La transformation que nous espérons voir s’accomplir de plus en plus générale, ne doit pas nous faire oublier que d’intéressantes réalisations sont en cours. Je veux parler des Fêtes du Peuple. Leur éloge n’est plus à faire. Les dithyrambes d’amis trop zélés ont d’ailleurs rendu cette tâche malaisée. Pour ma part, je ne puis qu’exprimer à Albert Doyen mon admiration pour l’œuvre qu’il à réussi à mener à bien. Il faut surtout le louer d’avoir, dans sa chorale, appelé la foule des non-initiés à interpréter elle-même les chefs-d’œuvres des maîtres. Ç’a été un trait lumineux : l’art non seulement pour le peuple, mais par le peuple.
Et pourtant que dire des représentations données par les Fêtes du Peuple ? J’avoue que quelqu’intérêt que j’aie pris à la partie musicale, elles m’ont généralement causé une si pénible impression que je n’ai pu toujours y assister jusqu’au bout. C’est que le programme de ces fêtes est établi d’après un mauvais principe.
Une séance musicale ne devrait pas être entrecoupée de discours. Hændel et Beethoven ne font pas bon voisinage avec la parole acide d’un sectaire de la dictature du prolétariat ou les banalités d’un phraseur réclamier. L’effet est réellement désastreux sur l’auditoire qui, après l’effort accompli pendant l’exécution d’une belle œuvre, se relâche aux faciles ritournelles de phraséologie démagogique que la guerre, hélas ! n’a pas tuée.

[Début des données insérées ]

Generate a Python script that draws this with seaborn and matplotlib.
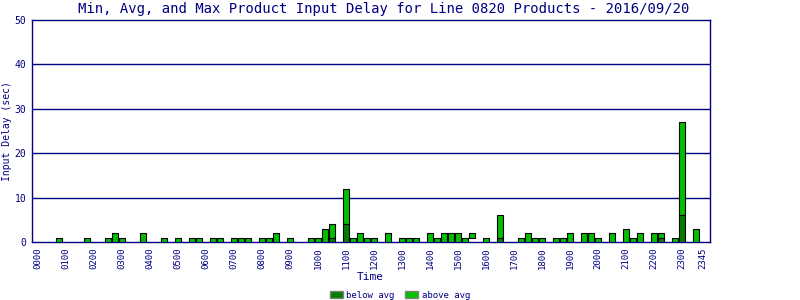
import matplotlib
matplotlib.use("Agg")
import matplotlib.pyplot as plt
from matplotlib.patches import Patch
import seaborn as sns
import pandas as pd
import numpy as np

# ---- data (15-minute slots, index 0 = 00:00) ----
slots = [3, 7, 10, 11, 12, 15, 18, 20, 22, 23, 25, 26, 28, 29, 30, 32, 33, 34, 36,
         39, 40, 41, 42, 44, 45, 46, 47, 48, 50, 52, 53, 54, 56, 57, 58, 59, 60, 61,
         62, 64, 66, 69, 70, 71, 72, 74, 75, 76, 78, 79, 80, 82, 84, 85, 86, 88, 89,
         91, 92, 94]
min_delay = [0, 0, 0, 0, 0, 0, 0, 0, 0, 0, 0, 0, 0, 0, 0, 0, 0, 0, 0,
             0, 0, 0, 0, 0, 0, 0, 0, 0, 0, 0, 0, 0, 0, 0, 0, 0, 0, 0,
             1, 0, 0, 0, 0, 0, 0, 0, 0, 0, 0, 0, 0, 0, 0, 0, 0, 0, 0,
             0, 0, 0]
avg_delay = [0, 0, 0, 0, 0, 0, 0, 0, 0, 0, 0, 0, 0, 0, 0, 0, 0, 0, 0,
             0, 0, 0, 1, 4, 0, 0, 0, 0, 0, 0, 0, 0, 0, 0, 0, 0, 0, 0,
             1, 0, 1, 0, 0, 0, 0, 0, 0, 0, 0, 0, 0, 0, 0, 0, 0, 0, 1,
             0, 6, 0]
max_delay = [1, 1, 1, 2, 1, 2, 1, 1, 1, 1, 1, 1, 1, 1, 1, 1, 1, 2, 1,
             1, 1, 3, 4, 12, 1, 2, 1, 1, 2, 1, 1, 1, 2, 1, 2, 2, 2, 1,
             2, 1, 6, 1, 2, 1, 1, 1, 1, 2, 2, 2, 1, 2, 3, 1, 2, 2, 2,
             1, 27, 3]
tick_labels = ["0000", "0100", "0200", "0300", "0400", "0500", "0600", "0700",
               "0800", "0900", "1000", "1100", "1200", "1300", "1400", "1500",
               "1600", "1700", "1800", "1900", "2000", "2100", "2200", "2300", "2345"]
tick_slots = [0, 4, 8, 12, 16, 20, 24, 28, 32, 36, 40, 44, 48, 52, 56, 60, 64,
              68, 72, 76, 80, 84, 88, 92, 95]

df = pd.DataFrame({"slot": slots, "min": min_delay, "avg": avg_delay, "max": max_delay})
df["below"] = df["avg"] - df["min"]
df["above"] = df["max"] - df["avg"]

NAVY = "#000080"
DARK = "#008000"
LIGHT = "#00C000"
BAR_W = 0.76  # in slot units

sns.set_theme(style="white")
plt.rcParams["font.family"] = ["DejaVu Sans Mono", "DejaVu Sans"]

fig = plt.figure(figsize=(8, 3), dpi=100)
ax = fig.add_axes([32 / 800, 1 - 242 / 300, (710 - 32) / 800, (242 - 20) / 300])

below = df[df["below"] > 0].sort_values("slot")
above = df[df["above"] > 0].sort_values("slot")


def native_step(s):
    u = np.unique(s)
    return np.min(np.diff(u)) if len(u) > 1 else 1


sns.barplot(data=above, x="slot", y="above", native_scale=True,
            width=BAR_W / native_step(above["slot"]),
            color=LIGHT, saturation=1, edgecolor="black", linewidth=0.8,
            bottom=above["avg"].to_numpy(), ax=ax, zorder=3)
sns.barplot(data=below, x="slot", y="below", native_scale=True,
            width=BAR_W / native_step(below["slot"]),
            color=DARK, saturation=1, edgecolor="black", linewidth=0.8,
            bottom=below["min"].to_numpy(), ax=ax, zorder=3)

ax.set_xlim(-0.86, 96)
ax.set_ylim(0, 50)
ax.set_yticks([0, 10, 20, 30, 40, 50])
ax.set_yticklabels(["0", "10", "20", "30", "40", "50"], fontsize=7, color=NAVY)
ax.set_xticks(tick_slots)
ax.set_xticklabels(tick_labels, rotation=90, fontsize=6.5, color=NAVY)
ax.tick_params(axis="both", length=0, pad=4)
for y in [10, 20, 30, 40]:
    ax.axhline(y, color=NAVY, lw=1, zorder=1)
for s in ax.spines.values():
    s.set_color(NAVY)
    s.set_linewidth(1)
ax.grid(False)
ax.set_xlabel("Time", fontsize=8, color=NAVY)
ax.xaxis.set_label_coords((370 - 32) / 678, -(277 - 242) / 222)
ax.set_ylabel("Input Delay (sec)", fontsize=7, color=NAVY)
ax.yaxis.set_label_coords(-(32 - 7) / 678, 0.5)
ax.yaxis.label.set_va("center")
ax.xaxis.label.set_va("center")

fig.text(384 / 800, 1 - 9 / 300, "Min, Avg, and Max Product Input Delay for Line 0820 Products - 2016/09/20",
         ha="center", va="center", fontsize=10, color=NAVY)

handles = [Patch(facecolor=DARK, edgecolor="gray", label="below avg"),
           Patch(facecolor=LIGHT, edgecolor="gray", label="above avg")]
fig.legend(handles=handles, loc="center", bbox_to_anchor=(0.5, 1 - 295 / 300), ncol=2,
           frameon=False, fontsize=6.5, handlelength=1.4, handleheight=0.9,
           handletextpad=0.4, columnspacing=1.2, labelcolor=NAVY)

fig.savefig("out.png", dpi=100)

Il ne s’agit pas d’exclure la musique de toute réunion ou fête de propagande. Mais au moins faut-il que la réunion ou la fête soit dominée par un but élevé déterminé (une commémoration, par exemple), constituant un lien entre les différents éléments de la représentation et auquel ceux-ci, comme moyens, restent subordonnés. Et encore faut-il, choisir alors avec soin le ton des discours et même le caractère des vers, si l’on veut conserver l’atmosphère créée par la musique.
Quant à la séance composée d’une partie concert et d’une partie oratoire distinctes, elle peut être admise, considérée comme deux représentations différentes n’ayant pas de lien entre elles.
En tous cas, il est hors de doute que des séances purement musicales (surtout dans le genre de celles que peut nous offrir Doyen), ont un public populaire assuré. L’expérience personnelle m’a démontré, au surplus, que les amateurs sont assez nombreux parmi les ouvriers raffinés et les intellectuels de condition modeste pour suivre des auditions de musique de chambre. Une ville aussi grande que Paris peut même permettre la réussite, dans des quartiers différents, de plusieurs entreprises similaires. La présentation des œuvres à un public nouveau demande, il est vrai, des précautions et des soins tout particuliers. Ce sera justement la tâche essentielle des professionnels et des militants réunis.